### Exercise details:
Select the lines that hold the word "this" and copy each one.

### Data for processing:
+++

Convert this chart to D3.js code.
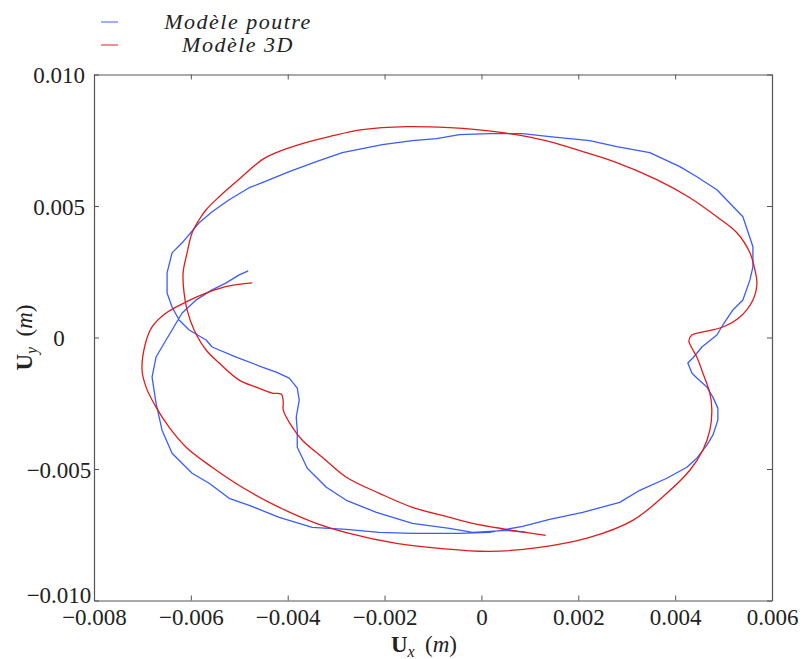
<!DOCTYPE html>
<html>
<head>
<meta charset="utf-8">
<script src="https://cdn.jsdelivr.net/npm/d3@7"></script>
<style>
  html, body { margin: 0; padding: 0; background: #fff; }
  svg { display: block; }
  text { font-family: "Liberation Serif", "DejaVu Serif", serif; fill: #222; }
</style>
</head>
<body>
<svg id="chart" width="803" height="659"></svg>
<script>
// ---- Data (metres) ----
const seriesNames = ["Modèle poutre", "Modèle 3D"];

const poutreX = [-0.004816,-0.005002,-0.005271,-0.005561,-0.005891,-0.006181,-0.006388,-0.006512,-0.006719,-0.006801,
  -0.006719,-0.006595,-0.006388,-0.005974,-0.005623,-0.005209,-0.004796,-0.004175,-0.003493,-0.002790,
  -0.002107,-0.001425,-0.000866,-0.000453,0.000168,0.000850,0.001408,0.002091,0.002856,0.003269,
  0.003828,0.004241,0.004448,0.004655,0.004779,0.004882,0.004882,0.004779,0.004655,0.004448,
  0.004345,0.004262,0.004365,0.004469,0.004552,0.004655,0.004862,0.004986,0.005193,0.005399,
  0.005544,0.005606,0.005606,0.005399,0.004862,0.004448,0.004097,0.003476,0.002794,0.002235,
  0.001408,0.000850,0.000168,-0.000453,-0.000928,-0.001425,-0.002045,-0.002872,-0.003410,-0.003968,
  -0.004527,-0.004796,-0.005209,-0.005561,-0.005829,-0.006181,-0.006388,-0.006491,-0.006491,-0.006388,
  -0.006243,-0.006036,-0.005685,-0.005561,-0.005064,-0.004527,-0.004237,-0.003968,-0.003803,-0.003762,
  -0.003824,-0.003803,-0.003803,-0.003596,-0.003203,-0.002790,-0.002169,-0.001425,-0.000660,-0.000184,
  0.000519,0.000933];
const poutreY = [0.002533,0.002381,0.002076,0.001810,0.001429,0.000933,0.000286,-0.000095,-0.000743,-0.001505,
  -0.002495,-0.003524,-0.004400,-0.005162,-0.005543,-0.006114,-0.006381,-0.006838,-0.007219,-0.007295,
  -0.007410,-0.007448,-0.007448,-0.007448,-0.007410,-0.007181,-0.006914,-0.006648,-0.006267,-0.005810,
  -0.005352,-0.004933,-0.004590,-0.004095,-0.003714,-0.003143,-0.002686,-0.002267,-0.001886,-0.001543,
  -0.001352,-0.000971,-0.000781,-0.000552,-0.000362,-0.000210,0.000095,0.000476,0.001048,0.001429,
  0.002190,0.002686,0.003448,0.004590,0.005619,0.006114,0.006495,0.007029,0.007257,0.007486,
  0.007638,0.007752,0.007752,0.007714,0.007562,0.007486,0.007333,0.007029,0.006686,0.006305,
  0.005886,0.005695,0.005238,0.004781,0.004362,0.003600,0.003219,0.002457,0.001695,0.001162,
  0.000667,0.000286,-0.000095,-0.000362,-0.000743,-0.001124,-0.001314,-0.001543,-0.001924,-0.002381,
  -0.003029,-0.003524,-0.004171,-0.004971,-0.005695,-0.006190,-0.006648,-0.007067,-0.007257,-0.007410,
  -0.007333,-0.007410];

const modele3dX = [-0.004733,-0.005209,-0.005623,-0.006098,-0.006512,-0.006801,-0.006946,-0.007008,-0.006925,-0.006719,
  -0.006450,-0.006098,-0.005561,-0.004940,-0.004175,-0.003410,-0.002728,-0.001756,-0.000866,0.000168,
  0.001201,0.002235,0.003125,0.003828,0.004303,0.004572,0.004717,0.004758,0.004717,0.004572,
  0.004448,0.004345,0.004283,0.004345,0.004572,0.004986,0.005337,0.005606,0.005689,0.005647,
  0.005544,0.005275,0.004862,0.004303,0.003621,0.002794,0.002091,0.001408,0.000581,-0.000101,
  -0.000660,-0.001549,-0.002459,-0.003141,-0.003699,-0.004237,-0.004527,-0.005064,-0.005416,-0.005685,
  -0.005829,-0.005974,-0.006078,-0.006160,-0.006140,-0.006078,-0.005933,-0.005685,-0.005416,-0.005002,
  -0.004651,-0.004320,-0.004134,-0.004092,-0.004092,-0.003906,-0.003699,-0.003286,-0.002790,-0.002107,
  -0.001425,-0.000660,-0.000184,0.000519,0.001326];
const modele3dY = [0.002076,0.001962,0.001733,0.001352,0.000933,0.000400,-0.000286,-0.001238,-0.001886,-0.002648,
  -0.003410,-0.004171,-0.004933,-0.005695,-0.006457,-0.007067,-0.007448,-0.007829,-0.008019,-0.008133,
  -0.007981,-0.007600,-0.006952,-0.005924,-0.005048,-0.004286,-0.003524,-0.002762,-0.002114,-0.001352,
  -0.000743,-0.000400,-0.000133,0.000095,0.000210,0.000400,0.000781,0.001429,0.002076,0.002571,
  0.003219,0.003981,0.004590,0.005314,0.006000,0.006648,0.007067,0.007448,0.007752,0.007905,
  0.007981,0.008019,0.007905,0.007638,0.007371,0.007029,0.006762,0.005924,0.005352,0.004857,
  0.004476,0.003981,0.003219,0.002457,0.001695,0.001048,0.000286,-0.000476,-0.000971,-0.001619,
  -0.001886,-0.002114,-0.002152,-0.002457,-0.002762,-0.003410,-0.003905,-0.004552,-0.005314,-0.005924,
  -0.006457,-0.006838,-0.007067,-0.007295,-0.007524];

const xTicks = [-0.008,-0.006,-0.004,-0.002,0,0.002,0.004,0.006];
const xTickLabels = ["\u22120.008","\u22120.006","\u22120.004","\u22120.002","0","0.002","0.004","0.006"];
const yTicks = [-0.010,-0.005,0,0.005,0.010];
const yTickLabels = ["\u22120.010","\u22120.005","0","0.005","0.010"];
const colors = ["#3a5cff","#e01b1b"];

// ---- Layout ----
const svg = d3.select("#chart");
const L = 94, R = 772, T = 74.5, B = 600.5;
const x = d3.scaleLinear().domain([-0.008, 0.006]).range([L, R]);
const y = d3.scaleLinear().domain([-0.010, 0.010]).range([B, T]);

const series = [
  {name: seriesNames[0], pts: poutreX.map((v,i)=>[v, poutreY[i]]), color: colors[0], curve: d3.curveLinear},
  {name: seriesNames[1], pts: modele3dX.map((v,i)=>[v, modele3dY[i]]), color: colors[1], curve: d3.curveCatmullRom.alpha(0.5)}
];

series.forEach(s => {
  const line = d3.line().x(d=>x(d[0])).y(d=>y(d[1])).curve(s.curve);
  svg.append("path").datum(s.pts)
    .attr("d", line)
    .attr("fill","none")
    .attr("stroke", s.color)
    .attr("stroke-width", 1.3)
    .attr("stroke-linejoin","round");
});

// ---- Axes (ticks inward on all sides) ----
const tickLen = 5;
const axisStyle = g => {
  g.select(".domain").attr("stroke","#555").attr("stroke-width",1.2);
  g.selectAll(".tick line").attr("stroke","#555").attr("stroke-width",1);
};
svg.append("g").attr("transform",`translate(0,${B})`)
  .call(d3.axisBottom(x).tickValues(xTicks).tickSizeInner(-tickLen).tickSizeOuter(0)
    .tickFormat((d,i)=>xTickLabels[i]))
  .call(axisStyle)
  .call(g => g.selectAll(".tick text").attr("y", 24).attr("dy",0)
    .style("font-size","23px").attr("fill","#222"));
svg.append("g").attr("transform",`translate(0,${T})`)
  .call(d3.axisTop(x).tickValues(xTicks).tickSizeInner(-tickLen).tickSizeOuter(0).tickFormat(""))
  .call(axisStyle);
svg.append("g").attr("transform",`translate(${L},0)`)
  .call(d3.axisLeft(y).tickValues(yTicks).tickSizeInner(-tickLen).tickSizeOuter(0)
    .tickFormat((d,i)=>yTickLabels[i]))
  .call(axisStyle)
  .call(g => g.selectAll(".tick text").attr("x", 59 - L)
    .attr("dy", d => d === -0.010 ? "0.1em" : "0.35em")
    .attr("text-anchor","middle").style("font-size","23px").attr("fill","#222"));
svg.append("g").attr("transform",`translate(${R},0)`)
  .call(d3.axisRight(y).tickValues(yTicks).tickSizeInner(-tickLen).tickSizeOuter(0).tickFormat(""))
  .call(axisStyle);

// ---- Axis titles ----
const xt = svg.append("text").attr("x", 424).attr("y", 652)
  .attr("text-anchor","middle").style("font-size","23px");
xt.append("tspan").attr("font-weight","bold").text("U");
xt.append("tspan").attr("font-style","italic").attr("dy",5).style("font-size","16px").text("x");
xt.append("tspan").attr("dy",-5).text("\u2009 (");
xt.append("tspan").attr("font-style","italic").text("m");
xt.append("tspan").text(")");

const yt = svg.append("text").attr("transform",`translate(32,${(T+B)/2}) rotate(-90)`)
  .attr("text-anchor","middle").style("font-size","23px");
yt.append("tspan").attr("font-weight","bold").text("U");
yt.append("tspan").attr("font-style","italic").attr("dy",5).style("font-size","16px").text("y");
yt.append("tspan").attr("dy",-5).text("\u2009 (");
yt.append("tspan").attr("font-style","italic").text("m");
yt.append("tspan").text(")");

// ---- Legend ----
const leg = svg.append("g");
series.forEach((s,i) => {
  const cy = 22 + i*23;
  leg.append("line").attr("x1",101).attr("x2",118).attr("y1",cy).attr("y2",cy)
    .attr("stroke", s.color).attr("stroke-width",1.3).attr("opacity",0.75);
  leg.append("text").attr("x",238).attr("y",cy+7).attr("text-anchor","middle")
    .attr("font-style","italic").style("font-size","22px").style("letter-spacing","1.5px")
    .text(s.name);
});
</script>
</body>
</html>
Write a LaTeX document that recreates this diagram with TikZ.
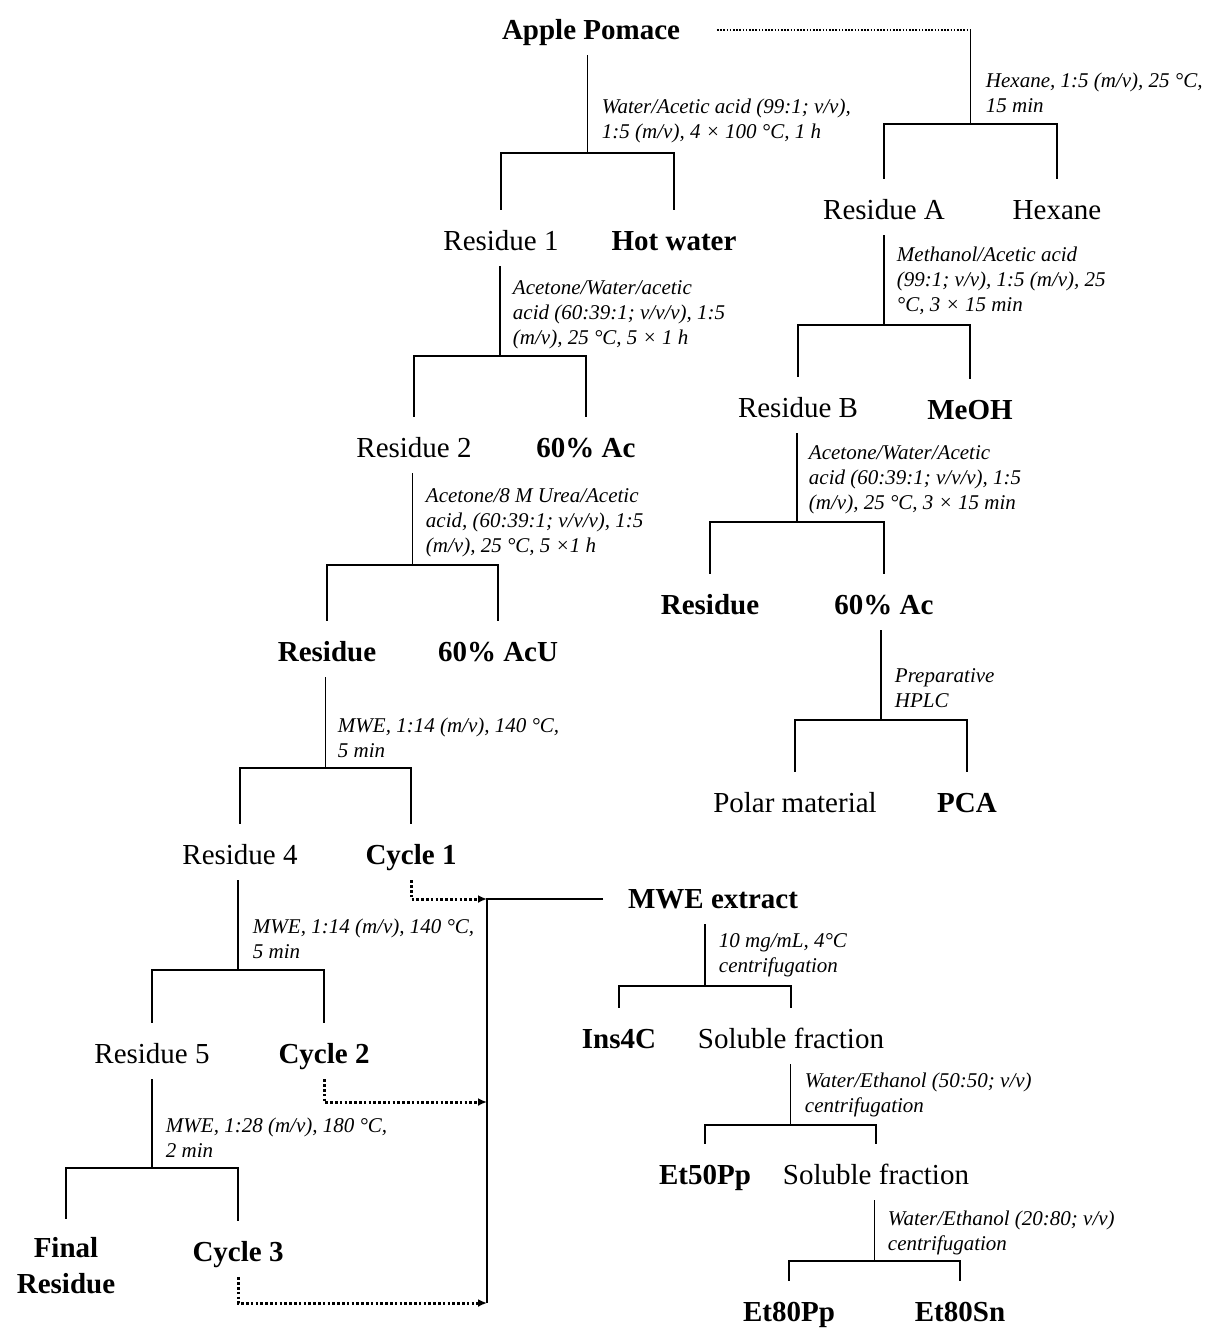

+++

### Output of the exercise:
Convert this chart to D3.js code.
Write a LaTeX document that recreates this diagram with TikZ.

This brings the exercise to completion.